Belgian court upholds ban on religious slaughter

‘Ruling brings Belgium into line with countries whose bans on Shechita date from the Nazi era,’ says president of Conference of European Rabbis.

A Belgian national flag flies over the Royal Palace (photo credit: FRANCOIS LENOIR / REUTERS)
A Belgian national flag flies over the Royal Palace
(photo credit: FRANCOIS LENOIR / REUTERS)

The Constitutional Court of Belgium has upheld a verdict of the European Court of Justice which ruled that member states of the European Union can ban religious slaughter done without pre-stunning. The ruling itself upheld legislation to this effect passed by the legislatures of the Wallonia and Flanders regions of Belgium in 2017.

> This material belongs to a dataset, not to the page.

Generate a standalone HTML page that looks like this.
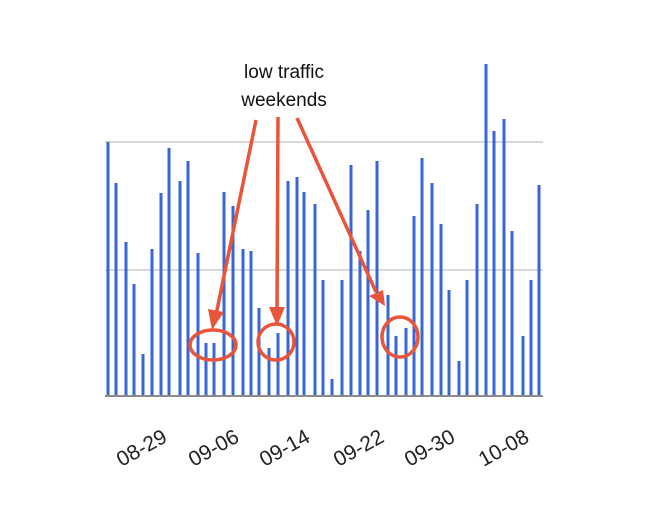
<!DOCTYPE html>
<html><head><style>body{margin:0;background:#fff}</style></head><body>
<svg width="652" height="500" viewBox="0 0 652 500" xmlns="http://www.w3.org/2000/svg">
<rect width="652" height="500" fill="#fff"/>
<line x1="105" y1="142" x2="543" y2="142" stroke="#ccc" stroke-width="1.5"/>
<line x1="105" y1="270" x2="543" y2="270" stroke="#ccc" stroke-width="1.5"/>
<g stroke="#3a66d4" stroke-width="3">
<line x1="108" y1="395" x2="108" y2="142"/>
<line x1="116" y1="395" x2="116" y2="183"/>
<line x1="126" y1="395" x2="126" y2="242"/>
<line x1="134" y1="395" x2="134" y2="284"/>
<line x1="143" y1="395" x2="143" y2="354"/>
<line x1="152" y1="395" x2="152" y2="249"/>
<line x1="161" y1="395" x2="161" y2="193"/>
<line x1="169" y1="395" x2="169" y2="148"/>
<line x1="180" y1="395" x2="180" y2="181"/>
<line x1="188" y1="395" x2="188" y2="161"/>
<line x1="198" y1="395" x2="198" y2="253"/>
<line x1="206" y1="395" x2="206" y2="343"/>
<line x1="214" y1="395" x2="214" y2="343"/>
<line x1="224" y1="395" x2="224" y2="192"/>
<line x1="233" y1="395" x2="233" y2="206"/>
<line x1="243" y1="395" x2="243" y2="249"/>
<line x1="251" y1="395" x2="251" y2="251"/>
<line x1="259" y1="395" x2="259" y2="308"/>
<line x1="269" y1="395" x2="269" y2="348"/>
<line x1="278" y1="395" x2="278" y2="333"/>
<line x1="288" y1="395" x2="288" y2="181"/>
<line x1="297" y1="395" x2="297" y2="177"/>
<line x1="304" y1="395" x2="304" y2="192"/>
<line x1="315" y1="395" x2="315" y2="204"/>
<line x1="323" y1="395" x2="323" y2="280"/>
<line x1="332" y1="395" x2="332" y2="379"/>
<line x1="342" y1="395" x2="342" y2="280"/>
<line x1="351" y1="395" x2="351" y2="165"/>
<line x1="360" y1="395" x2="360" y2="251"/>
<line x1="368" y1="395" x2="368" y2="210"/>
<line x1="377" y1="395" x2="377" y2="161"/>
<line x1="388" y1="395" x2="388" y2="295"/>
<line x1="396" y1="395" x2="396" y2="336"/>
<line x1="406" y1="395" x2="406" y2="328"/>
<line x1="414" y1="395" x2="414" y2="216"/>
<line x1="422" y1="395" x2="422" y2="158"/>
<line x1="432" y1="395" x2="432" y2="183"/>
<line x1="441" y1="395" x2="441" y2="224"/>
<line x1="449" y1="395" x2="449" y2="290"/>
<line x1="459" y1="395" x2="459" y2="361"/>
<line x1="467" y1="395" x2="467" y2="280"/>
<line x1="477" y1="395" x2="477" y2="204"/>
<line x1="486" y1="395" x2="486" y2="64"/>
<line x1="494" y1="395" x2="494" y2="131"/>
<line x1="504" y1="395" x2="504" y2="119"/>
<line x1="512" y1="395" x2="512" y2="231"/>
<line x1="523" y1="395" x2="523" y2="336"/>
<line x1="531" y1="395" x2="531" y2="280"/>
<line x1="539" y1="395" x2="539" y2="185"/>
</g>
<line x1="105" y1="396" x2="543" y2="396" stroke="#666" stroke-width="1.5"/>
<g font-family="Liberation Sans, sans-serif" font-size="21" fill="#222" text-anchor="middle">
<text transform="translate(145,454) rotate(-29)">08-29</text>
<text transform="translate(217,454) rotate(-29)">09-06</text>
<text transform="translate(288,454) rotate(-29)">09-14</text>
<text transform="translate(362,454) rotate(-29)">09-22</text>
<text transform="translate(433,454) rotate(-29)">09-30</text>
<text transform="translate(507,454) rotate(-29)">10-08</text>
</g>
<g font-family="Liberation Sans, sans-serif" font-size="19" fill="#111" text-anchor="middle">
<text x="284" y="78">low traffic</text>
<text x="284" y="106">weekends</text>
</g>
<g stroke="#e8553a" stroke-width="3.5" fill="none">
<line x1="256" y1="120" x2="216" y2="315"/>
<line x1="278" y1="117" x2="277" y2="310"/>
<line x1="297" y1="118" x2="376" y2="292"/>
<ellipse cx="213" cy="345" rx="23" ry="15"/>
<ellipse cx="276" cy="342" rx="18" ry="18"/>
<ellipse cx="400" cy="337" rx="18" ry="20"/>
</g>
<g fill="#e8553a">
<polygon points="208,309 224,312 212,330"/>
<polygon points="269,307 285,307 277,326"/>
<polygon points="369,296 383,290 385,306"/>
</g>
</svg>
</body></html>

In its review of the European Court of Justice’s decision from December 2002, the Constitutional Court stressed in its ruling on Thursday that freedom of thought, conscience and religion was one of the foundations of a democratic society.

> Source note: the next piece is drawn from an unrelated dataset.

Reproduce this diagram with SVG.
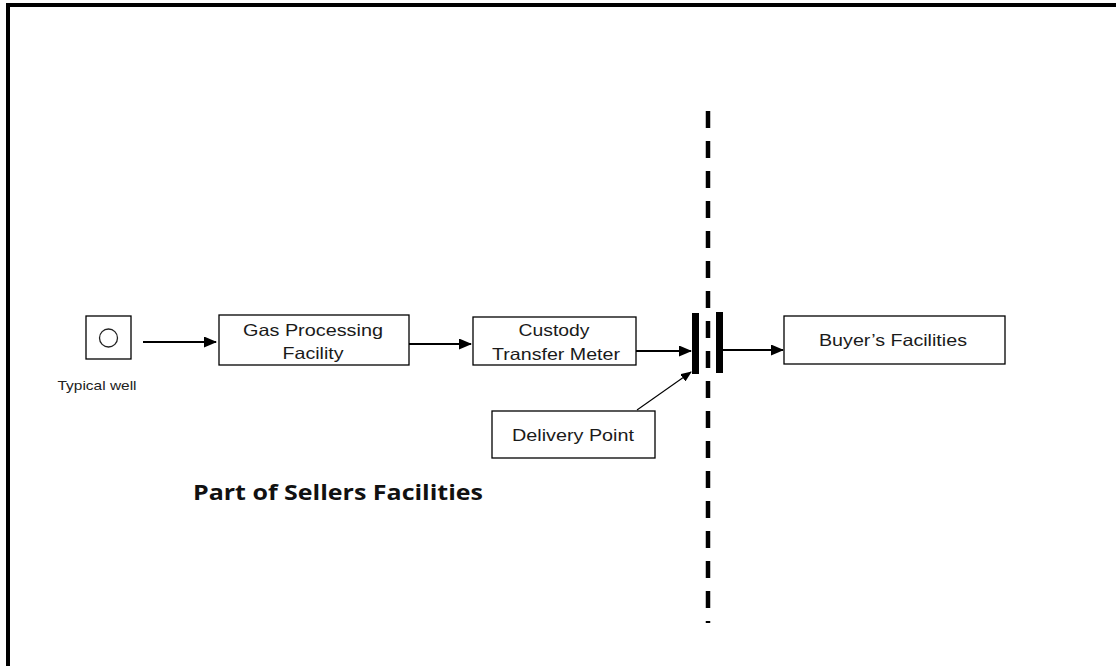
<svg xmlns="http://www.w3.org/2000/svg" width="1116" height="666" viewBox="0 0 1116 666">
<style>
.box{fill:#fff;stroke:#000;stroke-width:1.3}
.lbl{font-family:"Liberation Sans",Arial,sans-serif;font-size:16.5px;fill:#1a1a1a;text-anchor:middle}
.conn{stroke:#000;stroke-width:2;fill:none}
.thin{stroke:#000;stroke-width:1.1;fill:none}
</style>
<defs>
<marker id="ah" markerUnits="userSpaceOnUse" markerWidth="13" markerHeight="11" refX="12" refY="5.5" orient="auto">
<path d="M0,0 L13,5.5 L0,11 Z" fill="#000"/>
</marker>
<marker id="ahs" markerUnits="userSpaceOnUse" markerWidth="11" markerHeight="9" refX="10" refY="4.5" orient="auto">
<path d="M0,0 L11,4.5 L0,9 Z" fill="#000"/>
</marker>
</defs>
<rect width="1116" height="666" fill="#fff"/>
<g id="frame">
<line x1="8" y1="5" x2="1116" y2="5" stroke="#000" stroke-width="4"/>
<line x1="8" y1="3" x2="8" y2="666" stroke="#000" stroke-width="4"/>
</g>
<g id="connectors">
<line class="conn" x1="143" y1="342" x2="216" y2="342" marker-end="url(#ah)"/>
<line class="conn" x1="409" y1="344" x2="471" y2="344" marker-end="url(#ah)"/>
<line class="conn" x1="636" y1="351" x2="691" y2="351" marker-end="url(#ah)"/>
<line class="conn" x1="723" y1="350" x2="783" y2="350" marker-end="url(#ah)"/>
<line class="thin" x1="637" y1="410" x2="691" y2="372" marker-end="url(#ahs)"/>
</g>
<g id="boundary">
<line x1="708" y1="111" x2="708" y2="623" stroke="#000" stroke-width="4.5" stroke-dasharray="17 13"/>
</g>
<g id="delivery-flange">
<rect x="692" y="313" width="7" height="61" fill="#000"/>
<rect x="716" y="312" width="7" height="61" fill="#000"/>
</g>
<g id="well">
<rect class="box" x="86" y="316" width="45" height="43"/>
<circle cx="108.5" cy="338" r="9" fill="none" stroke="#222" stroke-width="1.3"/>
<text x="97" y="390" font-family="Liberation Sans,Arial,sans-serif" font-size="13.5" fill="#222" text-anchor="middle" textLength="79" lengthAdjust="spacingAndGlyphs">Typical well</text>
</g>
<g id="gas-processing">
<rect class="box" x="219" y="315" width="190" height="50"/>
<text class="lbl" x="313" y="336" textLength="140" lengthAdjust="spacingAndGlyphs">Gas Processing</text>
<text class="lbl" x="313" y="359" textLength="61" lengthAdjust="spacingAndGlyphs">Facility</text>
</g>
<g id="custody-meter">
<rect class="box" x="473" y="317" width="163" height="48"/>
<text class="lbl" x="554" y="336" textLength="71" lengthAdjust="spacingAndGlyphs">Custody</text>
<text class="lbl" x="556" y="360" textLength="128" lengthAdjust="spacingAndGlyphs">Transfer Meter</text>
</g>
<g id="buyers-facilities">
<rect class="box" x="784" y="316" width="221" height="48"/>
<text class="lbl" x="893" y="346" textLength="148" lengthAdjust="spacingAndGlyphs">Buyer’s Facilities</text>
</g>
<g id="delivery-point">
<rect class="box" x="492" y="411" width="163" height="47"/>
<text class="lbl" x="573" y="441" textLength="122" lengthAdjust="spacingAndGlyphs">Delivery Point</text>
</g>
<g id="sellers-label">
<text x="193" y="500" font-family="Open Sans,Noto Sans,sans-serif" font-weight="bold" font-size="22" fill="#111" textLength="290" lengthAdjust="spacingAndGlyphs">Part of Sellers Facilities</text>
</g>
</svg>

It also recognized that the general ban on slaughter without stunning entailed a restriction on the freedom of religion of Jews and Muslims who use such methods and whose religious laws prohibit the consumption of meat of stunned animals.

The ban on slaughter without stunning, however, “responds to a pressing social need and is proportionate to the legitimate objective pursued of promoting animal welfare,” the Belgian court said.

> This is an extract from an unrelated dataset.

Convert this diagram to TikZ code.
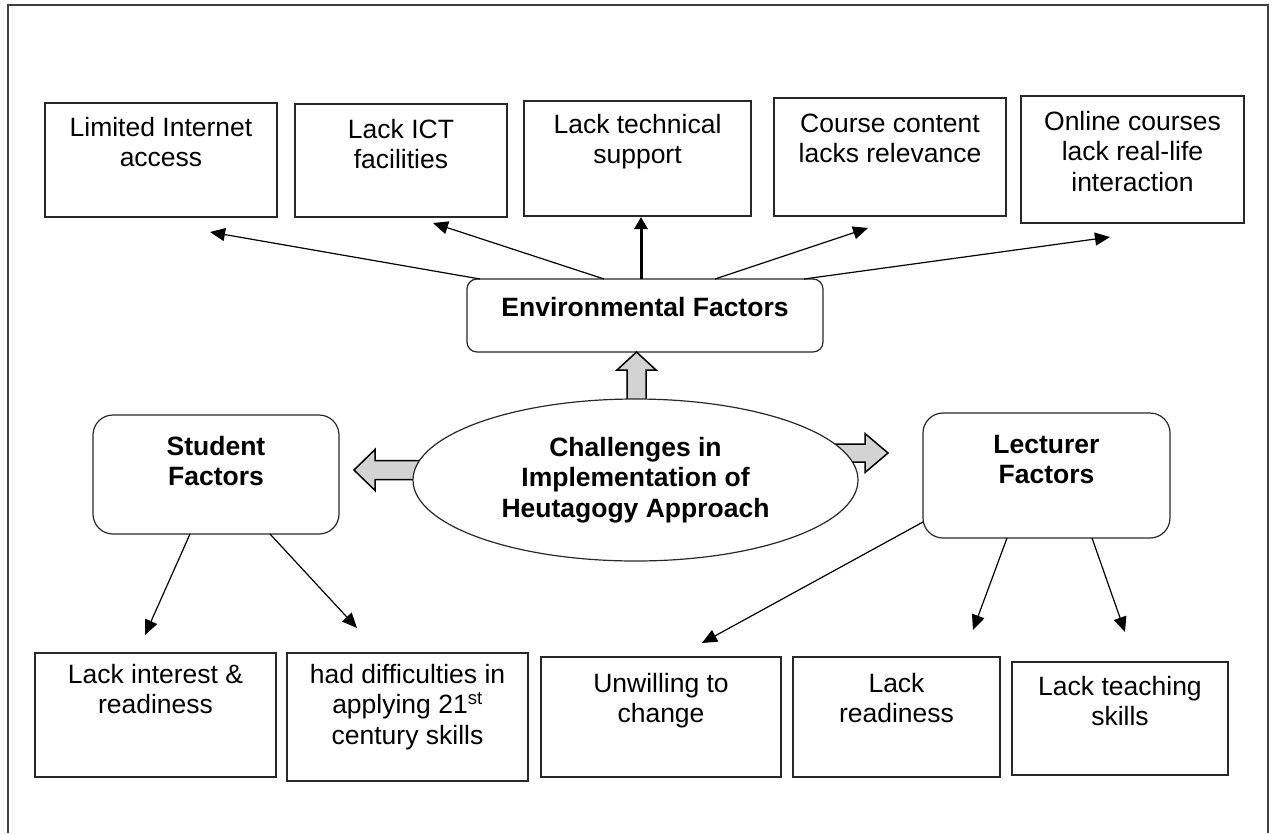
\documentclass[tikz,border=0pt]{standalone}
\usepackage{fontspec}
\setmainfont{Liberation Sans}
\usetikzlibrary{shapes.geometric,arrows.meta,calc}
\definecolor{arrowgray}{RGB}{211,211,211}
\definecolor{lineblk}{RGB}{40,40,40}
\newcommand{\bxt}[4]{\parbox[c][#2pt][t]{#1pt}{\centering\rule{0pt}{#3pt}#4\par}}
\begin{document}
\begin{tikzpicture}[x=1pt,y=-1pt,
  box/.style={draw=lineblk, line width=1.2pt, inner sep=0pt, outer sep=0pt, anchor=north west,
    font=\fontsize{26.5}{30.5}\selectfont},
  rbox/.style={box, rounded corners=20pt, font=\fontsize{26.5}{30.5}\selectfont\bfseries},
  conn/.style={draw=black, line width=1.2pt, -{Triangle[length=15pt,width=13pt]}},
  thickconn/.style={draw=black, line width=3pt, -{Triangle[length=12pt,width=13pt]}},
  blockarrow/.style={draw=black, line width=1.5pt, fill=arrowgray, line join=miter},
  frame/.style={draw=black!75, line width=1.5pt}]
\useasboundingbox (0,0) rectangle (1277,833);
\draw[frame] (8,833) -- (8,5) -- (1268,5) -- (1268,833);

% top boxes
\node[box] (t1) at (45,103) {\bxt{232}{114}{33}{Limited Internet\\access}};
\node[box] (t2) at (295,104) {\bxt{212}{113}{34}{Lack ICT\\facilities}};
\node[box] (t3) at (524,101) {\bxt{227}{115}{32}{Lack technical\\support}};
\node[box] (t4) at (774,98) {\bxt{232}{118}{34}{Course content\\lacks relevance}};
\node[box] (t5) at (1021,96) {\bxt{223}{127}{34}{Online courses\\lack real-life\\interaction}};

% factor boxes
\node[rbox, rounded corners=10pt] (env) at (467,279) {\bxt{356}{73}{37}{Environmental Factors}};
\node[rbox] (stu) at (93,415) {\bxt{246}{119}{40}{Student\\Factors}};
\node[rbox] (lec) at (923,413) {\bxt{247}{125}{40}{Lecturer\\Factors}};

% bottom boxes
\node[box] (b1) at (35,653) {\bxt{241}{124}{30}{Lack interest \&\\readiness}};
\node[box] (b2) at (287,653) {\bxt{241}{128}{30}{had difficulties in\\applying 21\textsuperscript{st}\\century skills}};
\node[box] (b3) at (541,657) {\bxt{240}{120}{35}{Unwilling to\\change}};
\node[box] (b4) at (793,657) {\bxt{207}{120}{35}{Lack\\readiness}};
\node[box] (b5) at (1012,662) {\bxt{216}{113}{33}{Lack teaching\\skills}};

% block arrows (drawn under the ellipse)
\draw[blockarrow] (627,410) -- (627,370) -- (617,370) -- (636.5,352) -- (656,370) -- (646,370) -- (646,410) -- cycle;
\draw[blockarrow] (440,460.5) -- (375,460.5) -- (375,449.5) -- (354,470) -- (375,490.5) -- (375,479.5) -- (440,479.5) -- cycle;
\draw[blockarrow] (820,444) -- (865,444) -- (865,433.5) -- (888,453) -- (865,472.5) -- (865,462) -- (820,462) -- cycle;

% central ellipse
\node[draw=lineblk, line width=1.2pt, fill=white, ellipse, minimum width=445pt, minimum height=162pt,
  inner sep=0pt, align=center, font=\fontsize{26.5}{30.5}\selectfont\bfseries] (ch) at (635.5,480)
  {Challenges in\\Implementation of\\Heutagogy Approach};

% free ends of connectors
\coordinate (e1) at (210,232);
\coordinate (e2) at (433,223);
\coordinate (e3) at (641,217);
\coordinate (e4) at (868,228);
\coordinate (e5) at (1110,237);
\coordinate (s1) at (145,635);
\coordinate (s2) at (357,628);
\coordinate (l1) at (702,643);
\coordinate (l2) at (973,630);
\coordinate (l3) at (1125,632);

\draw[conn] ([xshift=13pt]env.north west) -- (e1);
\draw[conn] ([xshift=137pt]env.north west) -- (e2);
\draw[thickconn] ([xshift=174pt]env.north west) -- (e3);
\draw[conn] ([xshift=248pt]env.north west) -- (e4);
\draw[conn] ([xshift=337pt]env.north west) -- (e5);

\draw[conn] ([xshift=97pt]stu.south west) -- (s1);
\draw[conn] ([xshift=177pt]stu.south west) -- (s2);

\draw[conn] ([yshift=16pt]lec.south west) -- (l1);
\draw[conn] ([xshift=84pt]lec.south west) -- (l2);
\draw[conn] ([xshift=169pt]lec.south west) -- (l3);
\end{tikzpicture}
\end{document}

“Furthermore, the possibility of reversible stunning during ritual slaughter cannot be interpreted as prescribing how a religious rite is to be performed,” it argued.

A KOSHER slaughterhouse. (credit: REUTERS)A KOSHER slaughterhouse. (credit: REUTERS)

The Conference of European Rabbis lamented the decision, but said the ruling was expected.

“Whilst we are disappointed with today’s judgment, we are certainly not surprised as it upholds the status quo in Belgium,” said Conference of European Rabbis president Rabbi Pinchas Goldschmidt.

“This ruling confirms the ban on religious slaughter and brings Belgium into line with those few other countries whose bans on shechita [kosher slaughter] date from the Nazi era,” said the rabbi.

“Removing the Jewish community’s ability to be self-sufficient sends a clear message about how Jews are regarded within Belgium and how the authorities see their future.

“The impact is immense and the effect detrimental to Belgian Jews. Now that the legal process has concluded, we hope that parliamentarians will meaningfully engage with religious communities, and it is our hope that shechita can be restored throughout Belgian soon.”

World Jewish Congress president Ronald S. Lauder also criticized the decision in a statement released by the WJC on Thursday.

“Today’s ruling is a continued maneuver to discriminate against Belgium’s Jewish and Muslim citizens,” said Lauder. “By Prohibiting religious slaughter without stunning, the Court of Justice of the European Union has placed a potentially terminal obstacle to continued Jewish communal life in Europe. This is not a matter of animal welfare, but the suppression of religious freedom and liberty that is guaranteed in Article 10(1) of the EU’s Charter of Fundamental Rights.

“As antisemitism continues to surge in Europe and around the world, we cannot let instances of religious persecution like this go unchallenged. The European Union must reverse this ill-advised decision so that Jews, and other minority religions, can practice their beliefs without restrictions.”